One of the major parts of treating chronic kidney disease (CKD) is making significant changes to your diet. Although dietary changes will not cure CKD, they can help slow the progression of the disease.
Diabetes is a common precursor to developing CKD. Over time, the disease can damage the kidneys, leading to the need for dialysis or a kidney transplant. If you have been diagnosed with CKD, making dietary changes now to reduce your blood glucose might help. Generally, doctors and nutritionists will recommend eliminating sugar and processed foods from your diet. Additionally, your carb sources should be whole grains, and sometimes, fruit in small quantities. Eating more non-starchy vegetables is a way to bulk up your diet without the carbs.
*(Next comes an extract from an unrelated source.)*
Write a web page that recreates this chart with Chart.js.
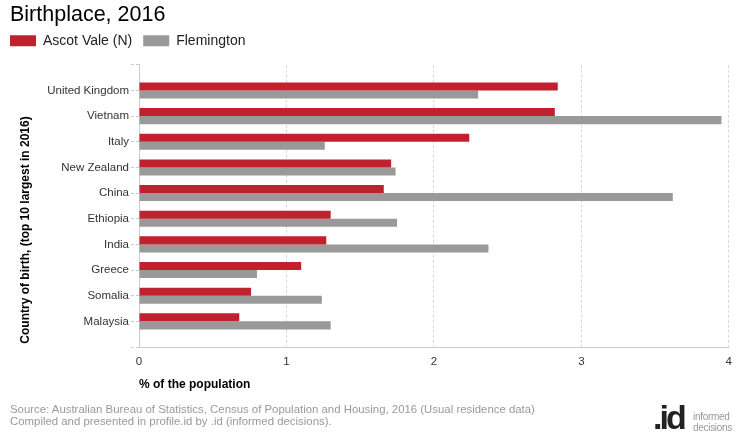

Unfortunately, since protein is a problem with CKD, you cannot increase this macronutrient to compensate for fewer carbs.
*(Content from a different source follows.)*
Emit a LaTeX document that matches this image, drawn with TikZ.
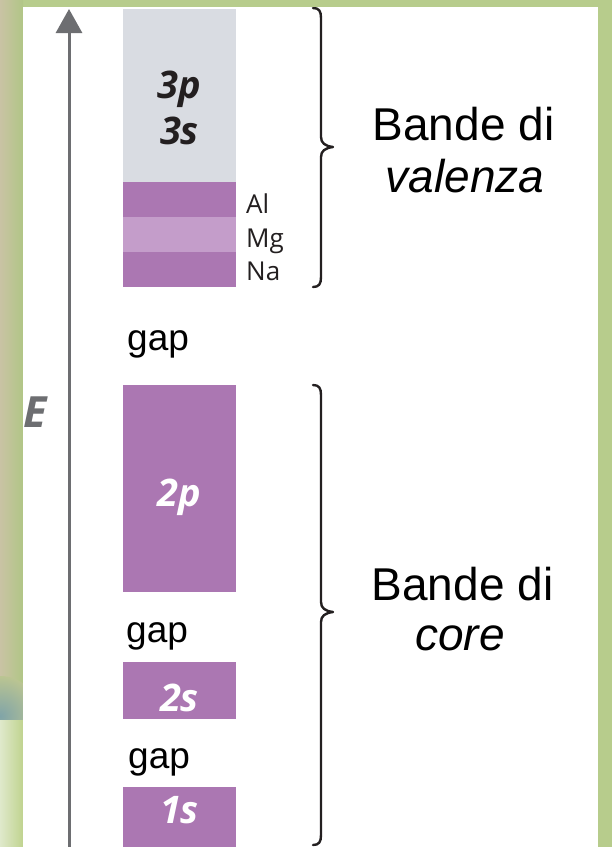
\documentclass[tikz,border=0pt]{standalone}
\usepackage{fontspec}
\setmainfont{Liberation Sans}
\newfontfamily\myr{Open Sans}
\usetikzlibrary{arrows.meta}
\definecolor{bgreen}{HTML}{B7CC8C}
\definecolor{stripTan}{HTML}{C9C3A4}
\definecolor{stripGreen}{HTML}{B1C686}
\definecolor{stripLight}{HTML}{DFE9CB}
\definecolor{stripGreenB}{HTML}{C0D38F}
\definecolor{stripBlue}{HTML}{80A4A8}
\definecolor{pgray}{HTML}{D9DCE2}
\definecolor{purp}{HTML}{AB77B2}
\definecolor{purpL}{HTML}{C49DCA}
\definecolor{axisgray}{HTML}{6D6E71}
\definecolor{ink}{HTML}{231F20}
\tikzset{
  bandbox/.style={draw=none, inner sep=0pt, minimum width=113, rectangle},
  orbtxt/.style={inner sep=0pt, anchor=base, font=\myr\bfseries\itshape\fontsize{38}{38}\selectfont},
  elemtxt/.style={inner sep=0pt, anchor=base west, font=\myr\fontsize{26}{26}\selectfont, text=ink},
  gaptxt/.style={inner sep=0pt, anchor=base west, font=\fontsize{37}{37}\selectfont},
  bigtxt/.style={inner sep=0pt, anchor=base, font=\fontsize{46}{46}\selectfont},
  bracepath/.style={draw=ink, line width=2.4pt, line cap=round, line join=round},
  axisline/.style={draw=axisgray, line width=3pt, -{Triangle[width=26pt,length=24pt]}}
}
\begin{document}
\begin{tikzpicture}[x=1pt,y=-1pt]
\useasboundingbox (0,0) rectangle (612,847);
% background frame
\fill[bgreen] (0,0) rectangle (612,847);
\shade[left color=stripTan, right color=stripGreen] (0,0) rectangle (23,720);
\begin{scope}
  \clip (0,660) rectangle (23,720);
  \shade[inner color=stripBlue, outer color=stripGreen!60!stripTan] (0,716) circle (40);
\end{scope}
\shade[left color=stripLight, right color=stripGreenB] (0,720) rectangle (23,847);
\fill[white] (23,7) rectangle (598,847);

\begin{scope}
\clip (23,7) rectangle (598,847);
% energy axis
\coordinate (abot) at (69,852);
\coordinate (atop) at (69,9);
\draw[axisline] (abot) -- (atop);
\node[inner sep=0pt, anchor=base east, text=axisgray, font=\myr\bfseries\itshape\fontsize{43}{43}\selectfont] (E) at (47,427) {E};

% bands
\node[bandbox, fill=pgray, minimum height=173] (b3) at (179.5,95.5) {};
\node[bandbox, fill=purp,  minimum height=35] (bAl) at (179.5,199.5) {};
\node[bandbox, fill=purpL, minimum height=35] (bMg) at (179.5,234.5) {};
\node[bandbox, fill=purp,  minimum height=35] (bNa) at (179.5,269.5) {};
\node[bandbox, fill=purp,  minimum height=207] (b2p) at (179.5,488.5) {};
\node[bandbox, fill=purp,  minimum height=57] (b2s) at (179.5,690.5) {};
\node[bandbox, fill=purp,  minimum height=66] (b1s) at (179.5,820) {};

% orbital labels
\node[orbtxt, text=ink] (t3p) at (179.5,98) {3p};
\node[orbtxt, text=ink] (t3s) at (179.5,144) {3s};
\node[orbtxt, text=white] (t2p) at (179.5,506) {2p};
\node[orbtxt, text=white] (t2s) at (179.5,711) {2s};
\node[orbtxt, text=white] (t1s) at (179.5,823) {1s};

% element labels
\node[elemtxt] (lAl) at (246,213) {Al};
\node[elemtxt] (lMg) at (246,247) {Mg};
\node[elemtxt] (lNa) at (246,280) {Na};

% gap labels
\node[gaptxt] (g1) at (127,350) {gap};
\node[gaptxt] (g2) at (126,642) {gap};
\node[gaptxt] (g3) at (128,768) {gap};

% braces
\draw[bracepath] (313,8) .. controls (319,8) and (321,11) .. (321,18)
  -- (321,137) .. controls (321,143) and (325,146) .. (333,147)
  .. controls (325,148) and (321,151) .. (321,157)
  -- (321,277) .. controls (321,284) and (319,287) .. (313,287);
\draw[bracepath] (313,385) .. controls (319,385) and (321,388) .. (321,395)
  -- (321,602) .. controls (321,608) and (325,611) .. (333,612)
  .. controls (325,613) and (321,616) .. (321,622)
  -- (321,835) .. controls (321,842) and (319,845) .. (313,845);

% brace labels
\node[bigtxt] (v1) at (463.5,140) {Bande di};
\node[bigtxt] (v2) at (465,192) {\itshape valenza};
\node[bigtxt] (c1) at (462.5,600) {Bande di};
\node[bigtxt] (c2) at (460,650) {\itshape core};
\end{scope}
\end{tikzpicture}
\end{document}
Your doctors will also recommend that you be more strict about your salt intake. When the kidneys are not functioning properly, they cannot eliminate excess fluid and salt as easily. The combination of diuretics and eating a low or no salt diet can reduce the burden on your kidneys. To avoid salt, you will need to cook all your meals at home or only purchase convenience items when they are in their purest form. For example, pre-cut vegetables are a good compromise between eating a low-salt diet and putting in less effort in preparing meals. To make matters easier, any sources of protein can be pre-cooked in batches on one day each week and portioned out for each meal. When you face such strict guidelines on carbs, protein, and salt, meal preparation is vital to staying on track.
Keep Protein Low
How hard it is to reduce the protein in your diet will depend on the amount of restriction you face. People with early-stage CKD, for example, may face some degree of restriction but might be allowed a couple of servings of protein each day. Once CKD becomes advanced, protein should be nearly absent from your diet, making it harder to protect your kidneys and have a relatively normal diet. If you are only limited to a serving or less of protein each day, try to pick the meal when protein is the most meaningful. People who enjoy protein at dinner will likely find eating a breakfast and/or lunch that is primarily whole-grain carbs is easier to do, especially if there are more breakfast or brunch options available without protein.
Changing your diet to adapt to decreased kidney function is not easy, but it can help slow the progression of the disease. Paying attention to your doctor's recommendations and planning your meals is the easiest way to adhere to dietary changes. However, it is important to note that dietary changes may not be enough. Consult with your doctor to see if CKD treatment is also necessary.